Saved entries
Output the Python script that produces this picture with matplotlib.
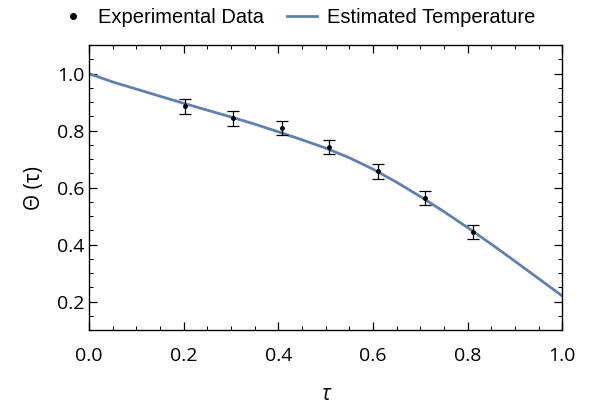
import numpy as np
import matplotlib.pyplot as plt
from matplotlib.lines import Line2D
from matplotlib.ticker import MultipleLocator

# measured points
tau_data = [0.204, 0.304, 0.407, 0.508, 0.610, 0.710, 0.811]
theta_data = [0.885, 0.843, 0.808, 0.743, 0.657, 0.564, 0.443]
theta_err = [0.025, 0.025, 0.025, 0.025, 0.025, 0.025, 0.025]

# estimated temperature curve
tau_curve = [0.00, 0.05, 0.10, 0.15, 0.20, 0.25, 0.30, 0.35, 0.40, 0.45, 0.50,
             0.55, 0.60, 0.65, 0.70, 0.75, 0.80, 0.85, 0.90, 0.95, 1.00]
theta_curve = [1.000, 0.971, 0.946, 0.921, 0.896, 0.872, 0.848, 0.823, 0.796, 0.768, 0.739,
               0.705, 0.665, 0.619, 0.569, 0.516, 0.460, 0.402, 0.342, 0.281, 0.220]

x_ticks = [0.0, 0.2, 0.4, 0.6, 0.8, 1.0]
y_ticks = [0.2, 0.4, 0.6, 0.8, 1.0]

line_color = "#5E81B5"

plt.rcParams["font.family"] = ["Open Sans", "DejaVu Sans"]

fig = plt.figure(figsize=(5.93, 4.07), dpi=100)
ax = fig.add_axes([0.150, 0.189, 0.798, 0.700])

ax.plot(tau_curve, theta_curve, color=line_color, lw=2.0, zorder=2)
ax.errorbar(tau_data, theta_data, yerr=theta_err, fmt="o", color="black",
            ms=2.5, elinewidth=0.9, capsize=4, capthick=0.9, zorder=3)

ax.set_xlim(0, 1)
ax.set_ylim(0.1, 1.1)
ax.set_xticks(x_ticks)
ax.set_xticklabels(["%.1f" % v for v in x_ticks])
ax.set_yticks(y_ticks)
ax.set_yticklabels(["%.1f" % v for v in y_ticks])
ax.xaxis.set_minor_locator(MultipleLocator(0.05))
ax.yaxis.set_minor_locator(MultipleLocator(0.05))
ax.tick_params(which="both", direction="in", top=True, right=True, labelsize=14)
ax.tick_params(which="major", length=6, width=0.9)
ax.tick_params(which="minor", length=3, width=0.7)
ax.tick_params(axis="x", pad=12)
for s in ax.spines.values():
    s.set_linewidth(1.0)

ax.set_xlabel("τ", fontsize=15, fontstyle="italic", labelpad=14)
ax.set_ylabel("Θ (τ)", fontsize=15, labelpad=8)

handles = [
    Line2D([], [], marker="o", color="black", ls="none", ms=4),
    Line2D([], [], color=line_color, lw=2.0),
]
fig.legend(handles, ["Experimental Data", "Estimated Temperature"],
           loc="center", bbox_to_anchor=(0.5, 0.958), ncol=2, frameon=False,
           prop={"family": "Liberation Sans", "size": 14.5},
           handlelength=1.5, handletextpad=0.5, columnspacing=1.15)

fig.savefig("out.png", dpi=100)
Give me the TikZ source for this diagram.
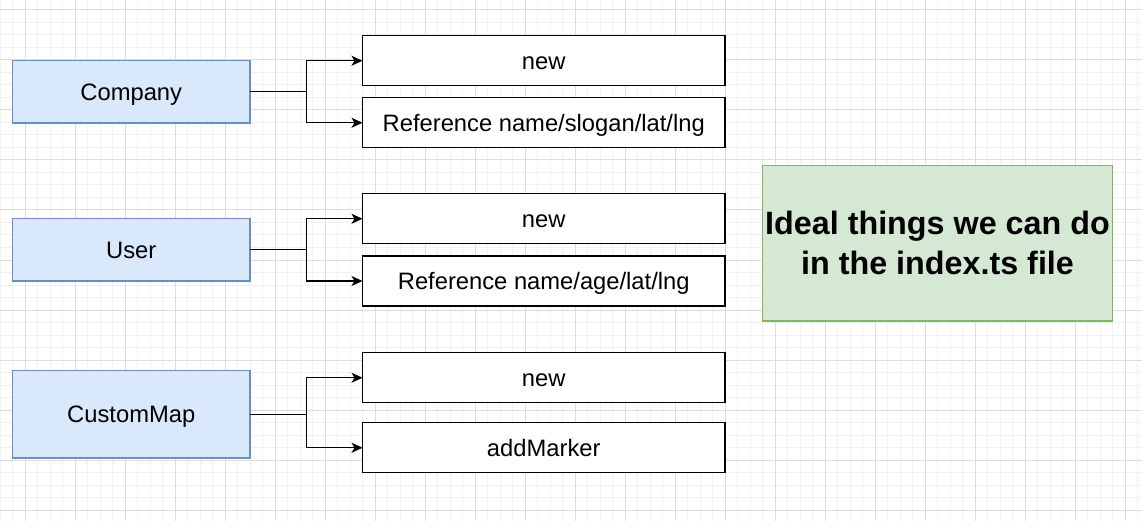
\documentclass[tikz,border=0pt]{standalone}
\usepackage{fontspec}
\setmainfont{Liberation Sans}
\usetikzlibrary{arrows.meta}
\definecolor{bluefill}{HTML}{DAE8FC}
\definecolor{bluestroke}{HTML}{6C8EBF}
\definecolor{greenfill}{HTML}{D5E8D4}
\definecolor{greenstroke}{HTML}{82B366}
\definecolor{gridmajor}{HTML}{DCDCDC}
\definecolor{gridminor}{HTML}{F1F1F1}
\tikzset{
  classbox/.style={draw=bluestroke,fill=bluefill,line width=1.25pt,minimum width=237.5pt,minimum height=62.5pt,inner sep=0pt,outer sep=0pt,text height=17pt,text depth=0pt,font=\fontsize{23.75}{28}\selectfont},
  opbox/.style={draw=black,fill=white,line width=1.25pt,minimum width=362.5pt,minimum height=50pt,inner sep=0pt,outer sep=0pt,text height=17pt,text depth=0pt,font=\fontsize{23.75}{28}\selectfont},
  notebox/.style={draw=greenstroke,fill=greenfill,line width=1.25pt,minimum width=350pt,minimum height=155.5pt,inner sep=0pt,outer sep=0pt,align=center,font=\fontsize{32.3}{40}\selectfont\bfseries},
  conn/.style={draw=black,line width=1.25pt,-{Stealth[length=11pt,width=10pt,inset=3pt]}}
}
\begin{document}
\begin{tikzpicture}[x=1pt,y=-1pt]
\useasboundingbox (0,0) rectangle (1142,521);
\fill[white] (0,0) rectangle (1142,521);
% grid
\foreach \x in {0,12.5,...,1142} \draw[gridminor,line width=1pt] (\x,0) -- (\x,521);
\foreach \y in {-2.5,10,...,521} \draw[gridminor,line width=1pt] (0,\y) -- (1142,\y);
\foreach \x in {25,75,...,1142} \draw[gridmajor,line width=1pt] (\x,0) -- (\x,521);
\foreach \y in {10,60,...,521} \draw[gridmajor,line width=1pt] (0,\y) -- (1142,\y);
% class boxes
\node[classbox] (company) at (131.25,91.75) {Company};
\node[classbox] (user) at (131.25,249.75) {User};
\node[classbox,minimum height=87.5pt] (custommap) at (131.25,414.25) {CustomMap};
% op boxes
\node[opbox] (cnew) at (543.75,60.75) {new};
\node[opbox] (cref) at (543.75,122.75) {Reference name/slogan/lat/lng};
\node[opbox] (unew) at (543.75,218.75) {new};
\node[opbox] (uref) at (543.75,281) {Reference name/age/lat/lng};
\node[opbox] (mnew) at (543.75,377.75) {new};
\node[opbox] (madd) at (543.75,447.75) {addMarker};
% note
\node[notebox] (note) at (937.5,243.25) {Ideal things we can do\\in the index.ts file};
% connectors
\draw[conn] (company.east) -- ++(56.25,0) |- (cnew.west);
\draw[conn] (company.east) -- ++(56.25,0) |- (cref.west);
\draw[conn] (user.east) -- ++(56.25,0) |- (unew.west);
\draw[conn] (user.east) -- ++(56.25,0) |- (uref.west);
\draw[conn] (custommap.east) -- ++(56.25,0) |- (mnew.west);
\draw[conn] (custommap.east) -- ++(56.25,0) |- (madd.west);
\end{tikzpicture}
\end{document}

Written task: With all pictures left out, please transcribe exactly the lines from the start of the material through the line with "theta_err = [0.025, 0.025, 0.025, 0.025, 0.025, 0.025, 0.025]".

Task solution:
Output the Python script that produces this picture with matplotlib.
import numpy as np
import matplotlib.pyplot as plt
from matplotlib.lines import Line2D
from matplotlib.ticker import MultipleLocator

# measured points
tau_data = [0.204, 0.304, 0.407, 0.508, 0.610, 0.710, 0.811]
theta_data = [0.885, 0.843, 0.808, 0.743, 0.657, 0.564, 0.443]
theta_err = [0.025, 0.025, 0.025, 0.025, 0.025, 0.025, 0.025]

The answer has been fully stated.